Kyrgyz elders in distinctive tall white hats sat side-by-side with their Uzbek neighbours drinking tea and eating watermelon while sharing hopes for a better future. Local leaders urged forgiveness and pledged to bring the perpetrators of the violence to justice.
With only four houses burnt, the community of Suzak suffered relatively low levels of damage in the violence, which ravaged others areas of southern Kyrgyzstan in June. Villagers also offered assistance to the thousands of refugees from Jalalabad who passed through on their flight to Uzbekistan.
"People found safety in Suzak. Our people fed them and we were the centre of humanity," explained Abdumutallib Turgunbaev one of the organisers of the reconciliation meeting. "Because of that we felt we could arrange this meeting to make peace," he said.
Turgunbaev hoped the meeting would be the start of a wider effort to promote peace across the country. "We want to show unity and humanity. We want this not to stop. We want for other districts and regions all over Kyrgyzstan to be together, to come together, to eat together and to make peace," he said.
Addressing the meeting, the Governor of Jalalabad, Bektur Asanov, assured both communities that the authorities were working hard to catch and punish those who carried out the violence.
"We, the authorities, accept that we have some guilt in this but at the same time every citizen of the Krygyz Republic should accept his or her guilt because we weren't able to stop these provocations and as a result more than 50 people in Jalalabad died," said Asanov. "We hope this tragedy will never happen again. We should learn from our failures and mistakes," he said.
One Uzbek participant, a director of a local school, said the meeting was an important bridge between the two groups and that "the friendship would be better after this event. "We must have a similar meeting in every district of Jalalabad and Osh," said Rukhman Nisarmedin.
One possible step towards reconciliation, he suggested, would be to for ID cards and passports to no longer indicate the owner's ethnicity. "It should just say citizens of Kyrgyz Republic and not if you are Uzbek or Kyrgyz," he said.
A retired Kyrgyz civil servant said he was attending the meeting as a representative of a nearby village council.
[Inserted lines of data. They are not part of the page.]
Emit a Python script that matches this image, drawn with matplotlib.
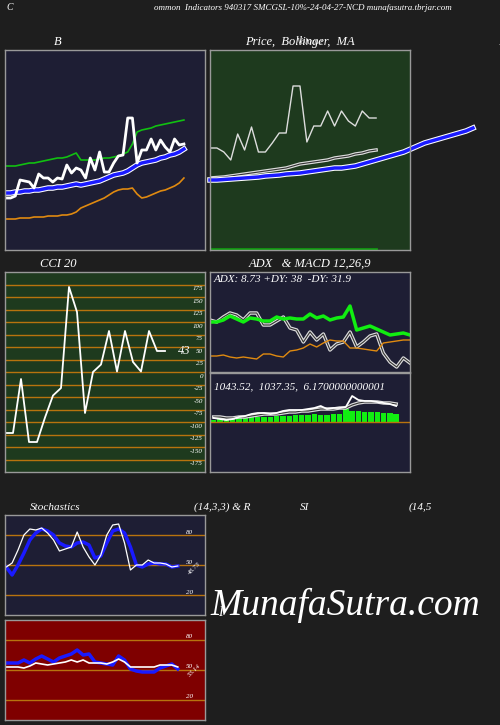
import numpy as np
import matplotlib
matplotlib.use("Agg")
import matplotlib.pyplot as plt

plt.rcParams['font.family'] = ['Liberation Serif', 'DejaVu Serif']

# Bollinger panel
bb_close = [52,52,54,70,69,68,62,76,72,72,68,72,71,85,77,82,80,72,92,80,98,78,78,87,94,95,132,132,87,100,100,111,100,110,103,98,111,105,106]
bb_upper = [84,84,84,85,86,87,87,88,89,90,91,92,92,93,95,97,90,90,90,90,91,92,92,93,94,96,98,106,118,120,121,122,124,125,126,127,128,129,130]
bb_mid = [57,57,58,58,59,59,60,60,61,62,62,63,63,64,65,66,65,66,67,68,69,71,73,75,76,77,79,82,85,87,88,89,90,92,93,95,96,98,101]
bb_lower = [31,31,31,32,32,32,33,33,33,34,34,34,35,35,36,38,42,44,46,48,50,52,55,58,60,61,61,62,56,52,53,55,57,59,60,62,64,67,72]

# Price / MA panel
price = [102,102,98,90,116,100,123,98,98,107,117,117,164,164,108,124,124,139,124,139,129,124,139,132,132]
ma_long = [70,70,70.5,71,71.5,72,72.5,73,74,74.5,75,76,76.5,77,78,79,80,81,82,82,83,84,86,88,90,92,94,96,98,101,104,107,109,111,113,115,117,119,122]
ma_short = [72,72.5,73,74,75,76,77,78,79,80,81,82,84,86,87,88,89,90,92,93,94,96,97,99,100]

# CCI
cci = [-121,-121,-13,-139,-139,-90,-46,-31,171,121,-81,1,16,83,2,83,21,2,83,43,43]
cci_levels = list(range(175, -176, -25))

# ADX
adx = [50,50,52,56,53,50,54,53,51,51,55,53,54,53,53,58,54,56,52,54,55,66,42,44,46,43,40,37,38,39,37]
pdi = [52,50,55,59,57,52,59,59,47,47,51,55,44,42,30,40,32,38,22,28,30,40,25,30,36,38,19,10,5,14,9]
mdi = [16,16,17,15,14,15,14,13,18,18,16,15,21,22,24,28,25,29,32,31,31,24,24,23,22,21,29,30,31,32,32]

# MACD
macd_hist = [2,3,3,4,4,4,5,5,5,5,6,6,6,7,7,7,8,7,7,8,8,13,11,11,10,10,10,9,9,8]
macd = [4,3,2,3,5,6,8,9,9,8,9,11,12,12,12,13,14,16,13,14,14,15,26,22,21,21,20,19,18,16]
signal = [5,5,4,4,5,5,6,7,8,8,8,9,10,10,11,11,12,13,13,13,14,14,17,19,20,20,20,19,19,18]

# Stochastics
stoch_k = [48,52,65,80,86,85,87,82,75,64,66,68,83,68,58,50,60,80,90,91,72,45,50,50,55,52,52,51,48,49]
stoch_d = [48,40,50,62,75,82,86,84,80,72,69,68,72,73,70,57,59,72,84,86,82,68,50,48,51,52,51,51,48,49]

# RSI
rsi_blue = [57,57,57,60,57,61,64,61,58,62,64,66,70,65,66,58,57,56,55,64,60,51,49,48,48,48,52,54,56,51]
rsi_white = [53,53,53,52,54,57,56,55,56,57,58,60,58,60,57,57,57,56,58,61,58,53,53,53,53,53,55,55,55,53]

BG = '#1e1e1e'
NAVY = '#1e1e34'
GREEN = '#1e3a1e'
RED = '#7f0000'
ORANGE = '#b8730e'

W, H = 500, 725
fig = plt.figure(figsize=(5, 7.25), dpi=100, facecolor=BG)


def panel(x0, y0, x1, y1, color):
    ax = fig.add_axes([x0 / W, 1 - y1 / H, (x1 - x0) / W, (y1 - y0) / H], facecolor=color)
    ax.set_xticks([])
    ax.set_yticks([])
    for s in ax.spines.values():
        s.set_color('#999999')
        s.set_linewidth(1)
    return ax


def txt(x, y, s, size=9, **kw):
    fig.text(x / W, 1 - y / H, s, color='white', fontsize=size, style='italic',
             ha=kw.pop('ha', 'center'), va=kw.pop('va', 'center'), **kw)


txt(10, 8, 'C', 7)
txt(303, 8, 'ommon  Indicators 940317 SMCGSL-10%-24-04-27-NCD munafasutra.tbrjar.com', 6.5)
txt(58, 42, 'B', 9)
txt(300, 42, 'Price,  Bollinger,  MA', 9)
txt(310, 42, 'Volume', 6.5, alpha=0.8)
txt(499, 42, 'B', 9, ha='left')
txt(58, 264, 'CCI 20', 9)
txt(310, 264, 'ADX   & MACD 12,26,9', 9)
txt(55, 507, 'Stochastics', 8)
txt(222, 507, '(14,3,3) & R', 8)
txt(305, 507, 'SI', 8)
txt(420, 507, '(14,5', 8)
txt(220, 612, 'I', 10)
txt(345, 605, 'MunafaSutra.com', 27)

# Bollinger panel
ax = panel(5, 50, 205, 250, NAVY)
xb = np.arange(len(bb_close))
ax.plot(xb, bb_upper, color='#11c011', lw=1.2)
ax.plot(xb, bb_lower, color='#e08a10', lw=1.2)
ax.plot(xb, bb_mid, color='white', lw=4)
ax.plot(xb, bb_mid, color='#1a1aff', lw=2.5)
ax.plot(xb, bb_close, color='white', lw=2)
ax.set_xlim(-0.2, 42.5)
ax.set_ylim(0, 200)

# Price panel
ax = panel(210, 50, 410, 250, GREEN)
ax.plot(np.arange(len(ma_short)), ma_short, color='#dddddd', lw=2.5)
ax.plot(np.arange(len(ma_short)), ma_short, color='#333333', lw=0.8)
ax.plot(np.arange(len(ma_long)), ma_long, color='white', lw=4, clip_on=False)
ax.plot(np.arange(len(ma_long)), ma_long, color='#1a1aff', lw=2.5, clip_on=False)
ax.plot(np.arange(len(price)), price, color='#dddddd', lw=1)
ax.plot([0, len(price) - 1], [1, 1], color='#119911', lw=2)
ax.set_xlim(0, 28.9)
ax.set_ylim(0, 200)

# CCI panel
ax = panel(5, 272, 205, 472, GREEN)
for lv in cci_levels:
    ax.axhline(lv, color=ORANGE, lw=1)
    ax.text(0.99, lv - 3, str(lv), transform=ax.get_yaxis_transform(), color='white',
            fontsize=5, style='italic', ha='right', va='top')
ax.plot(np.arange(len(cci)), cci, color='white', lw=1.3)
ax.text(21.6, cci[-1], str(cci[-1]), color='white', fontsize=9, style='italic', va='center')
ax.set_xlim(0, 25)
ax.set_ylim(-199, 201)

# ADX panel
ax = panel(210, 272, 410, 372, NAVY)
xa = np.arange(len(adx))
ax.plot(xa, pdi, color='#dddddd', lw=2.5)
ax.plot(xa, pdi, color='#333333', lw=0.8)
ax.plot(xa, mdi, color='#e08a10', lw=1)
ax.plot(xa, adx, color='#11ee11', lw=2.5)
ax.text(0.02, 0.92, 'ADX: 8.73 +DY: 38  -DY: 31.9', transform=ax.transAxes, color='white',
        fontsize=8, style='italic', va='center')
ax.set_xlim(0, 30)
ax.set_ylim(0, 100)

# MACD panel
ax = panel(210, 373, 410, 472, NAVY)
xm = np.arange(len(macd))
ax.bar(xm, macd_hist, width=0.85, color='#11ee11')
ax.axhline(0, color=ORANGE, lw=1)
ax.plot(xm, signal, color='#dddddd', lw=2.5)
ax.plot(xm, signal, color='#333333', lw=0.8)
ax.plot(xm, macd, color='white', lw=1.3)
ax.text(0.02, 0.86, '1043.52,  1037.35,  6.1700000000001', transform=ax.transAxes,
        color='white', fontsize=8, style='italic', va='center')
ax.set_xlim(-0.6, 31.2)
ax.set_ylim(-50, 49)

# Stochastics panel
ax = panel(5, 515, 205, 615, NAVY)
xs = np.arange(len(stoch_k))
for lv in (80, 50, 20):
    ax.axhline(lv, color=ORANGE, lw=1)
    ax.text(0.94, lv + 3, str(lv), transform=ax.get_yaxis_transform(), color='white',
            fontsize=5, style='italic', ha='right', va='center')
ax.plot(xs, stoch_d, color='#1a1aff', lw=2.5)
ax.plot(xs, stoch_k, color='white', lw=0.9)
ax.text(30.5, 47, '48.73', color='white', fontsize=5, style='italic', rotation=45, va='center')
ax.set_xlim(-0.2, 33.6)
ax.set_ylim(0, 100)

# RSI panel
ax = panel(5, 620, 205, 720, RED)
for lv in (80, 50, 20):
    ax.axhline(lv, color=ORANGE, lw=1)
    ax.text(0.94, lv + 3, str(lv), transform=ax.get_yaxis_transform(), color='white',
            fontsize=5, style='italic', ha='right', va='center')
ax.plot(xs, rsi_blue, color='#1a1aff', lw=2.5)
ax.plot(xs, rsi_white, color='white', lw=1.2)
ax.text(30.5, 50, '53.14', color='white', fontsize=5, style='italic', rotation=45, va='center')
ax.set_xlim(-0.2, 33.6)
ax.set_ylim(0, 100)

fig.savefig('out.png', dpi=100, facecolor=BG)
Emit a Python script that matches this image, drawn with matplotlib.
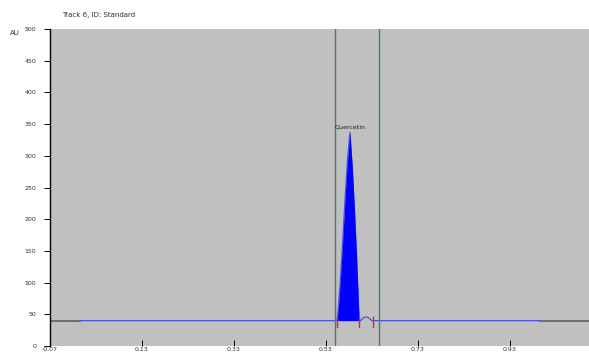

At the height of the clashes Azam Niazbayev and other former government employees came together to prevent the spread of the violence.
"The representatives of our group are here today to send the message that we have been living together with the Uzbeks. We have one market where we go to buy and sell and we want to encourage those Uzbeks who are still afraid to come back to the market," he said.
"We plead with them to come and to live in peace together again," he said.